Security by weglassen

Recently I met a friend of mine, who is responsible for a fairly large production network with well-founded high security requirements. One of the interesting aspects of his work was the plan to actually remove some of the security devices and appliances deployed. Removing, you ask? Yes!

The driving force for looking at the effectiveness of their network security was of course money, namely the money needed to operate and maintain it. When this network was built, a great deal was spent on the security of it, much like many people in the industry and all security appliance vendors recommend. But when looking at the cost years later, they decided to grab available data and see what type and how many actual attacks happened since the deployment of all the firewalls, IDS sensors and whatnot. The result: very little. So they get rid of some.

On the other hand, think about the security devices as targets and not protections for a minute.

Take a fairly simple protocol, such as HTTP. A web server only needs to implement the functionality of this one clear text protocol correctly and will be fine. Now, how many major web servers do you know that didn't have a HTTP parsing vulnerability in the past? But the parsing of a HTTP request is implemented in a fairly small share of the web server's code base, because it also has to deal with things like MIME types, virtualization of path information, finding and opening files and other stuff.

Compare this to an network intrusion detection system (NIDS) sensor. It needs to do the same thing, namely implement protocol parsing correctly, but for 100 some times complex protocols (the number is from ISS's Proventia). Also, the protocol inspection is it's job, so the lion share of binary code executed is actually attackable surface. In the past, people used TAPs (RX-only network connection) and stated that this prevents attackers from breaking into the NIDS sensors, because they would be unable to communicate with it. Did anybody ever evaluate a fully deployed NIDS under the assumption of one sensor running non-interactive attacker code? I think a not too complex multi-stage shellcode (the term is a bit misleading here) should be able to exploit the central NIDS management server from the implicitly trusted NIDS sensor and phone home from there. Stuff like this has been done before.

Today, everyone deploys inline network IPS. eEye showed nicely [1, 2] what it means to deploy something with such a large attack surface in the middle of your communication stream: namely, your IPS gets owned first and used as a very convenient jump point into the management network. I also vividly remember when K2 presented at DefCon 9 on polymorphic shellcode [3] and the ISS sensor, which was supposed to just not notice the exploit, crashed in front of the audience while parsing the modified exploit. And please don't think this is about ISS's products, this is a general issue.

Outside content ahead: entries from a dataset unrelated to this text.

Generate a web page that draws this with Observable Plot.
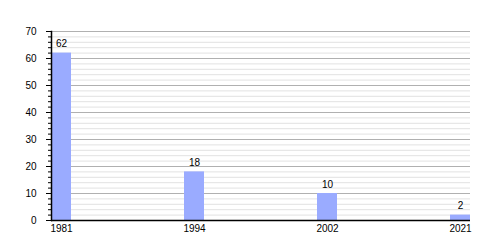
<!DOCTYPE html>
<html>
<head>
<meta charset="utf-8">
<script src="https://cdn.jsdelivr.net/npm/d3@7"></script>
<script src="https://cdn.jsdelivr.net/npm/@observablehq/plot@0.6"></script>
<style>
  body { margin: 0; background: #fff; }
  svg { font-family: "Liberation Sans", Arial, sans-serif; }
</style>
</head>
<body>
<div id="chart"></div>
<script>
const years = ["1981", "1994", "2002", "2021"];
const values = [62, 18, 10, 2];
const majorTicks = [0, 10, 20, 30, 40, 50, 60, 70];
const minorTicks = d3.range(0, 71, 2);

const data = years.map((y, i) => ({year: y, value: values[i]}));

const chart = Plot.plot({
  width: 500,
  height: 250,
  marginLeft: 51,
  marginRight: 30,
  marginTop: 31,
  marginBottom: 30,
  style: {fontFamily: "Liberation Sans, Arial, sans-serif", fontSize: "10px", color: "#000", background: "#fff"},
  x: {domain: years, paddingInner: 0.85, paddingOuter: 0, label: null},
  y: {domain: [0, 70], label: null},
  marks: [
    Plot.ruleY(minorTicks.filter(d => d % 10 !== 0), {stroke: "#e2e2e2", strokeWidth: 1}),
    Plot.ruleY(majorTicks.filter(d => d > 0), {stroke: "#b0b0b0", strokeWidth: 1}),
    Plot.barY(data, {x: "year", y: "value", fill: "#9aabff"}),
    Plot.text(data, {x: "year", y: "value", text: d => String(d.value), dy: -6, lineAnchor: "bottom", fill: "#000", fontSize: 10}),
    Plot.axisY({ticks: minorTicks, tickSize: 3, text: null, stroke: "#000"}),
    Plot.axisY({ticks: majorTicks, tickSize: 5, tickPadding: 10, fontSize: 10, stroke: "#000", fill: "#000"}),
    Plot.axisX({tickSize: 0, tickPadding: 4, fontSize: 10, fill: "#000"}),
    Plot.ruleY([0], {stroke: "#000", strokeWidth: 1.5}),
    Plot.frame({anchor: "left", stroke: "#000", strokeWidth: 1.5})
  ]
});
document.getElementById("chart").appendChild(chart);
</script>
</body>
</html>
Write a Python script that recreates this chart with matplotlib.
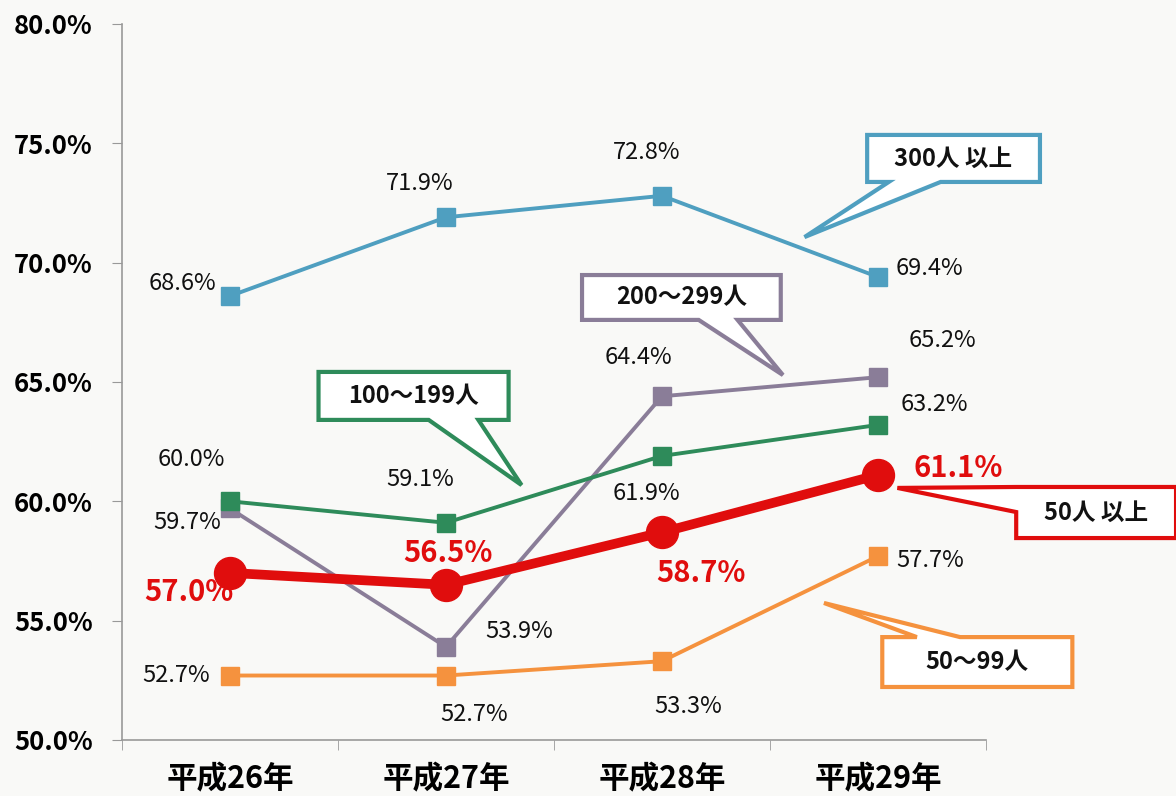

On the organizational side of larger IT operations, the same or related teams usually manage the firewall and NIDS rules. In practice, this means the firewall will have a rule saying "block port 99" and the NIDS will have a rule saying, "alert on internal port 99 traffic". So you have two types of NIDS sensors deployed, the ones on the outside producing several thousand alarms per minute and the ones on the inside reporting traffic violations and P2P leech. Is this worth thousands of bucks per month operational cost?

But the only actual reason many organizations have these devices is for forensics, since nobody is watching them in real time anyway. If I were to be called into a case where systems are owned using 0day, I would much prefer a full packet dump covering the last 30 days instead of a selection of may-be-accurate information the IDS has for the same time period. Running a full packet log with a rotation of 30 days is going to cost you very little. A common 100 GB hard drive will be easily able to handle a day worth of traffic and one can reproduce the entire day completely without a semi-intelligent piece of hot needle software pre-filtering the data.

Again, the very old recommendation to keep things simple and stupid holds ground. If your deployed software does not act on input such as network traffic, the same can be as malformed as it wishes to be. I wonder how many IDS sensors choke on HTTP chunked encoding reassembly when the "protected" web server behind it does not even support this transfer method.

Consider throwing away at least parts of your IDS and reinvesting the saved money and staff time into their education. Even a little talented network security person will be able to use additional knowledge more intelligently than any of your alert filtering software solutions. And, you don't have to script them: they are voice controllable.